Here’s what it looks like:

And here are some quick thoughts based on my time with Paragon during a recent preview event in San Francisco. Bear in mind that I’m not super experienced with MOBAs (I’ve played The Big Three a little in various phases, but never enough to get good), so these are neither outsider nor insider impressions. I’m a betweener, I guess. That word sounds weird.

  • Paragon’s approach to lanes is super cool. There’s pronounced elevation differences between the lanes, so you can, for instance, physically glance down into the jungle. Or at least, the parts you can see. Hidden paths and all sorts of natural/supernatural flora and fauna allow you to disguise maneuvers and take opponents by surprise. They make hero fights exciting on a moment-to-moment level, challenging players to draw on an immediate awareness that might not be as necessary in top-down MOBAs.

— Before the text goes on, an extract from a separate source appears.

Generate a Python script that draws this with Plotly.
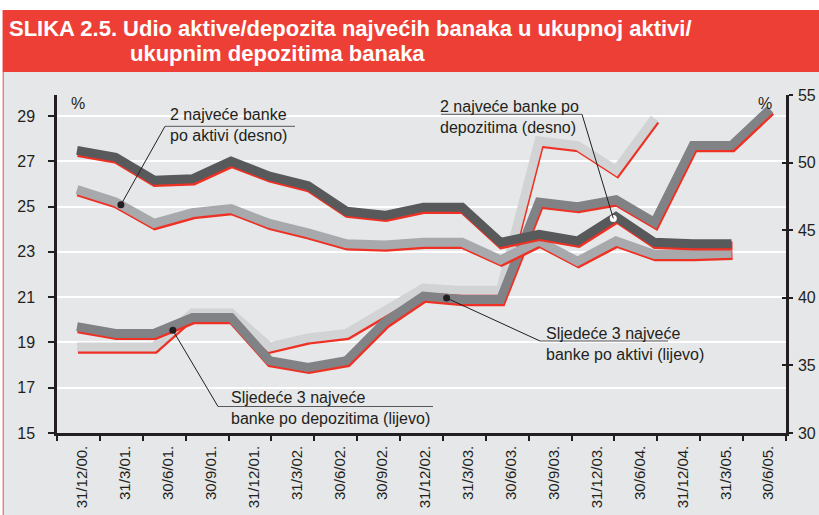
import numpy as np
import plotly.graph_objects as go

# ---------------- data ----------------
quarters = ["31/12/00", "31/3/01", "30/6/01", "30/9/01", "31/12/01", "31/3/02", "30/6/02",
            "30/9/02", "31/12/02", "31/3/03", "30/6/03", "30/9/03", "31/12/03", "31/3/04",
            "30/6/04", "30/9/04", "31/12/04", "31/3/05", "30/6/05"]
tick_labels = ["31/12/00.", "31/3/01.", "30/6/01.", "30/9/01.", "31/12/01.", "31/3/02.",
               "30/6/02.", "30/9/02.", "31/12/02.", "31/3/03.", "30/6/03.", "30/9/03.",
               "31/12/03.", "30/6/04.", "31/12/04.", "31/3/05.", "30/6/05."]

# right axis (%)
top2_assets_right = [48.0, 47.1, 45.5, 46.3, 46.6, 45.5, 44.8, 44.0, 43.9, 44.1, 44.1,
                     42.8, 44.2, 42.7, 44.2, 43.2, 43.2, 43.3]
top2_deposits_right = [50.9, 50.4, 48.7, 48.8, 50.1, 49.0, 48.3, 46.4, 46.1, 46.7, 46.7,
                       44.1, 44.7, 44.2, 46.0, 44.1, 44.0, 44.0]
# left axis (%)
next3_assets_left = [19.7, 19.4, 19.4, 20.1, 20.1, 18.2, 17.9, 18.2, 19.9, 21.05, 20.9,
                     20.9, 25.2, 25.0, 25.3, 24.3, 27.7, 27.7, 29.3]
next3_deposits_left = [18.8, 18.8, 18.8, 20.3, 20.3, 18.8, 19.2, 19.4, 20.4, 21.4, 21.3,
                       21.3, 27.9, 27.7, 26.6, 28.9]

left_ticks = [15, 17, 19, 21, 23, 25, 27, 29]
right_ticks = [30, 35, 40, 45, 50, 55]

# ---------------- layout geometry ----------------
W, H = 819, 515
L, R, T, B = 57, 33, 95, 82
PW, PH = W - L - R, H - T - B
YL = [15, 29.93]
YR = [30, 55]
X0_PX, DX_PX = 77, 38.5          # first data point position / spacing
XR = [(L - X0_PX) / DX_PX, (W - R - X0_PX) / DX_PX]

PPU_L = PH / (YL[1] - YL[0])
PPU_R = PH / (YR[1] - YR[0])


def px_x(px):
    return (px - X0_PX) / DX_PX


def px_yl(py):
    return YL[0] + (H - B - py) / PPU_L


def px_yr(py):
    return YR[0] + (H - B - py) / PPU_R


def pap_x(px):
    return (px - L) / PW


def pap_y(py):
    return (H - B - py) / PH


INK = "#231f20"
RED = "#ee3124"
BG = "#e6e7e8"
BAND_W = 9
SH_DX, SH_DY = 1.0, 2.2

fig = go.Figure()


def add_series(vals, color, yref, ppu):
    x = np.arange(len(vals), dtype=float)
    y = np.array(vals, dtype=float)
    fig.add_trace(go.Scatter(x=x + SH_DX / DX_PX, y=y - SH_DY / ppu, mode="lines",
                             line=dict(color=RED, width=BAND_W), yaxis=yref,
                             hoverinfo="skip", showlegend=False))
    fig.add_trace(go.Scatter(x=x, y=y, mode="lines",
                             line=dict(color=color, width=BAND_W), yaxis=yref,
                             hoverinfo="skip", showlegend=False))


add_series(next3_deposits_left, "#d1d3d4", "y", PPU_L)
add_series(next3_assets_left, "#808285", "y", PPU_L)
add_series(top2_assets_right, "#a7a9ac", "y2", PPU_R)
add_series(top2_deposits_right, "#58595b", "y2", PPU_R)


def dot(vals, xi, yref, color):
    yv = float(np.interp(xi, np.arange(len(vals)), vals))
    fig.add_trace(go.Scatter(x=[xi], y=[yv], mode="markers",
                             marker=dict(color=color, size=7, line=dict(width=0)),
                             yaxis=yref, hoverinfo="skip", showlegend=False))
    return yv


d1 = dot(top2_assets_right, 1.14, "y2", INK)
d2 = dot(top2_deposits_right, 13.93, "y2", "white")
d3 = dot(next3_assets_left, 9.6, "y", INK)
d4 = dot(next3_deposits_left, 2.49, "y", INK)

# invisible trace to register category labels on xaxis2
fig.add_trace(go.Scatter(x=tick_labels, y=[20] * len(tick_labels), xaxis="x2", yaxis="y",
                         mode="markers", marker=dict(opacity=0), hoverinfo="skip",
                         showlegend=False))
fig.add_trace(go.Scatter(x=[0], y=[40], xaxis="x", yaxis="y3", mode="markers",
                         marker=dict(opacity=0), hoverinfo="skip", showlegend=False))

shapes = []
# title bar + page decorations
shapes.append(dict(type="rect", xref="paper", yref="paper", x0=pap_x(0), x1=pap_x(W),
                   y0=pap_y(10), y1=pap_y(0), fillcolor="white", line=dict(width=0),
                   layer="below"))
shapes.append(dict(type="rect", xref="paper", yref="paper", x0=pap_x(0), x1=pap_x(2.6),
                   y0=pap_y(H), y1=pap_y(0), fillcolor="white", line=dict(width=0),
                   layer="below"))
shapes.append(dict(type="rect", xref="paper", yref="paper", x0=pap_x(2.6), x1=pap_x(W),
                   y0=pap_y(72), y1=pap_y(10), fillcolor="#ee3f37", line=dict(width=0),
                   layer="below"))
shapes.append(dict(type="line", xref="paper", yref="paper", x0=pap_x(3.3), x1=pap_x(3.3),
                   y0=pap_y(H), y1=pap_y(72), line=dict(color="#f07f78", width=1.4),
                   layer="below"))


def leader(x0, y0, x1, y1, yref):
    shapes.append(dict(type="line", xref="x", yref=yref, x0=x0, y0=y0, x1=x1, y1=y1,
                       line=dict(color=INK, width=1), layer="above"))


def underline(px0, px1, py):
    shapes.append(dict(type="line", xref="x", yref="y", x0=px_x(px0), x1=px_x(px1),
                       y0=px_yl(py), y1=px_yl(py), line=dict(color="#58595b", width=1),
                       layer="above"))


# label 1: 2 najveće banke po aktivi (desno)
underline(165, 295, 126.3)
leader(px_x(165), px_yr(126.3), 1.14, d1, "y2")
# label 2: 2 najveće banke po depozitima (desno)
underline(441, 582, 114.3)
leader(px_x(582), px_yr(114.3), 13.93, d2, "y2")
# label 3: Sljedeće 3 najveće banke po aktivi (lijevo)
underline(540, 668, 341)
leader(px_x(540), px_yl(341), 9.6, d3, "y")
# label 4: Sljedeće 3 najveće banke po depozitima (lijevo)
underline(218, 433, 406.5)
leader(px_x(218), px_yl(406.5), 2.49, d4, "y")

FONT = "Liberation Sans, Arial, sans-serif"
annotations = []


def label(text, px, py):
    annotations.append(dict(text=text, xref="x", yref="y", x=px_x(px), y=px_yl(py),
                            xanchor="left", yanchor="middle", align="left",
                            showarrow=False, font=dict(family=FONT, size=16, color=INK)))


label("2 najveće banke<br>po aktivi (desno)", 168, 125)
label("2 najveće banke po<br>depozitima (desno)", 438, 116.5)
label("Sljedeće 3 najveće<br>banke po aktivi (lijevo)", 544, 343.5)
label("Sljedeće 3 najveće<br>banke po depozitima (lijevo)", 229, 407.5)

for px in (78, 765):
    annotations.append(dict(text="%", xref="x", yref="y", x=px_x(px), y=px_yl(103),
                            xanchor="center", yanchor="middle", showarrow=False,
                            font=dict(family=FONT, size=16, color=INK)))

annotations.append(dict(text="<b>SLIKA 2.5. Udio aktive/depozita najvećih banaka u ukupnoj aktivi/</b>",
                        xref="paper", yref="paper", x=pap_x(7), y=pap_y(28),
                        xanchor="left", yanchor="middle", showarrow=False,
                        font=dict(family=FONT, size=22, color="white")))
annotations.append(dict(text="<b>ukupnim depozitima banaka</b>",
                        xref="paper", yref="paper", x=pap_x(128), y=pap_y(53),
                        xanchor="left", yanchor="middle", showarrow=False,
                        font=dict(family=FONT, size=22, color="white")))

fig.update_layout(
    width=W, height=H, autosize=False,
    margin=dict(l=L, r=R, t=T, b=B, pad=0, autoexpand=False),
    paper_bgcolor=BG, plot_bgcolor=BG,
    showlegend=False,
    font=dict(family=FONT, color=INK),
    xaxis=dict(range=XR, showticklabels=False, showgrid=False, zeroline=False,
               showline=False, ticks="", automargin=False),
    xaxis2=dict(overlaying="x", side="bottom", anchor="y", type="category",
                categoryorder="array", categoryarray=tick_labels,
                range=[-0.5, len(tick_labels) - 0.5], tickson="boundaries",
                ticks="outside", ticklen=5, tickwidth=1.5, tickcolor=INK,
                tickangle=-90, tickfont=dict(family=FONT, size=15, color=INK),
                ticklabelstandoff=4, ticklabelshift=4, automargin=False,
                showline=True, linecolor=INK, linewidth=2.5, showgrid=False,
                zeroline=False),
    yaxis=dict(range=YL, tickvals=left_ticks, ticks="outside", ticklen=6,
               tickwidth=1.5, tickcolor=INK, showgrid=True, gridcolor="white",
               gridwidth=2, showline=True, linecolor=INK, linewidth=2.5,
               zeroline=False, tickfont=dict(family=FONT, size=16, color=INK),
               ticklabelstandoff=10, automargin=False),
    yaxis2=dict(range=YR, overlaying="y", side="right", anchor="x", tickvals=right_ticks,
                ticks="outside", ticklen=4, tickwidth=1.5, tickcolor=INK,
                showgrid=False, showline=True, linecolor=INK, linewidth=2.5,
                zeroline=False, tickfont=dict(family=FONT, size=16, color=INK),
                ticklabelstandoff=2, automargin=False),
    yaxis3=dict(range=YR, overlaying="y", side="right", anchor="x", tickvals=right_ticks,
                ticks="inside", ticklen=4, tickwidth=1.5, tickcolor=INK,
                showticklabels=False, showgrid=False, showline=False, zeroline=False,
                automargin=False),
    shapes=shapes,
    annotations=annotations,
)

fig.write_html("out.html",
               config={"displayModeBar": False, "responsive": False},
               post_script="document.body.style.margin='0';"
                           "document.body.style.padding='0';"
                           "document.body.style.overflow='hidden';"
                           "document.documentElement.style.overflow='hidden';")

  • There’s a card system. Essentially, you end up deciding which items will end up in your mid-match item store by building a persistent deck. While playing as the hulking, squid-bearded Rampage, I assembled a deck to make to accentuate his tanking qualities, ultimately making his health bar so huge that it could nearly be seen from space. Then I leaped between lanes (Rampage is at his best when he’s jumping sky-high and physically crashing people’s parties) and turned the tide of multiple skirmishes. Epic’s hope is that people begin to build decks to counter each other’s decks, forming an ever-evolving meta. Also, while they haven’t said what elements of Paragon they’re gonna charge real money for yet, my money’s on cards. (Update: Epic reached out to say that they will “never” sell card packs. That is, come to think of it, probably for the best.)

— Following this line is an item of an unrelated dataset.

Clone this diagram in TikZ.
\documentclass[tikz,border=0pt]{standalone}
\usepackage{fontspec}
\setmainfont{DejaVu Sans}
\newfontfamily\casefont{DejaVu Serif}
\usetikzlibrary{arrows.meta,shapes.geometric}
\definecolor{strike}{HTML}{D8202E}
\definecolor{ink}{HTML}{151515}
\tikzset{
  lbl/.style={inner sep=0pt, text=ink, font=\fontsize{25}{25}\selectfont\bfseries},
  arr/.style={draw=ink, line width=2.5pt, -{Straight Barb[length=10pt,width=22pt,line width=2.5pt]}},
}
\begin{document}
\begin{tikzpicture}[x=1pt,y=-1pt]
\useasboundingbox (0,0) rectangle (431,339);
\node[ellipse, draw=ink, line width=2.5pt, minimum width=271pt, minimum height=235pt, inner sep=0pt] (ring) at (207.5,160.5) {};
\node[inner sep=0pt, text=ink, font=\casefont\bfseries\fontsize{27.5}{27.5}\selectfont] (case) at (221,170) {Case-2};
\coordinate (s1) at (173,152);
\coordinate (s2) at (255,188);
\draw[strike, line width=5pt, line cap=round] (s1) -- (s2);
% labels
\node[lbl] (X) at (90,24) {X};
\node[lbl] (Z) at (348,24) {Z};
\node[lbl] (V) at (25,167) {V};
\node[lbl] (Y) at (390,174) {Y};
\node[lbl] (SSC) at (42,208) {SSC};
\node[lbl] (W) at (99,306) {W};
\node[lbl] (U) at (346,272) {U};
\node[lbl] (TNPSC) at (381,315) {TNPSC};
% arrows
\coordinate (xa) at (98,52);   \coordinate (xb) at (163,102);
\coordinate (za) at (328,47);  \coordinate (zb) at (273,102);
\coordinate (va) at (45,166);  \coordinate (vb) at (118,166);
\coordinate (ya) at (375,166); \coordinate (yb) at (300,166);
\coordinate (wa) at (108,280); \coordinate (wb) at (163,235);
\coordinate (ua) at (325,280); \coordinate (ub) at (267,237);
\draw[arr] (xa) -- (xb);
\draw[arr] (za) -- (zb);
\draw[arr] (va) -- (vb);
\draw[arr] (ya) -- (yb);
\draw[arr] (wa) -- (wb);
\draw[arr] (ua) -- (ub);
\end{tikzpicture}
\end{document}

  • It doesn’t feel amazing. I mean, the game’s overall feel is fine, but movement is kinda floaty and hits lack weight and tangibility. While I was playing this struck me as odd, given that Epic is the company behind games like Unreal Tournament and Gears of War. Remember the first time you gibbed somebody in Unreal? Remember how heavy you felt while roady running in Gears? Oh, and then there was that whole thing with the chainsaw gun. Taken on its own merits, Paragon feels functional, but there was an opportunity to introduce some of that Epic tangibility to MOBA combat and movement, and it’s not really here.
  • The characters are... fine. I spent most of my time with Paragon as two vastly different heroes, Rampage and Twinblast. Rampage was a meaty hands-on tank type, and Twinblast was all about evasion, firing away with his two pistols, and looking like Nathan Drake from Uncharted. Both were fun enough to play as, but they didn’t have much going for them in the novelty or personality departments. Most characters I played against seemed that way. They fit traditional MOBA roles and, to Epic’s credit, didn’t feel overpowered or shoehorned-in. But none of them really excited me either. They just kinda... were.

The short version? I had fun with Paragon. It was a decent time. Team fights got people hollering, and big pushes were thrilling. Tides turned, creeps got mowed down like unruly weeds, and heroes either evolved over time or fell into hungry pits of obsolescence. Paragon checked all the MOBA boxes. I’m just not sure if it has any tricks up its sleeve it can truly call its own.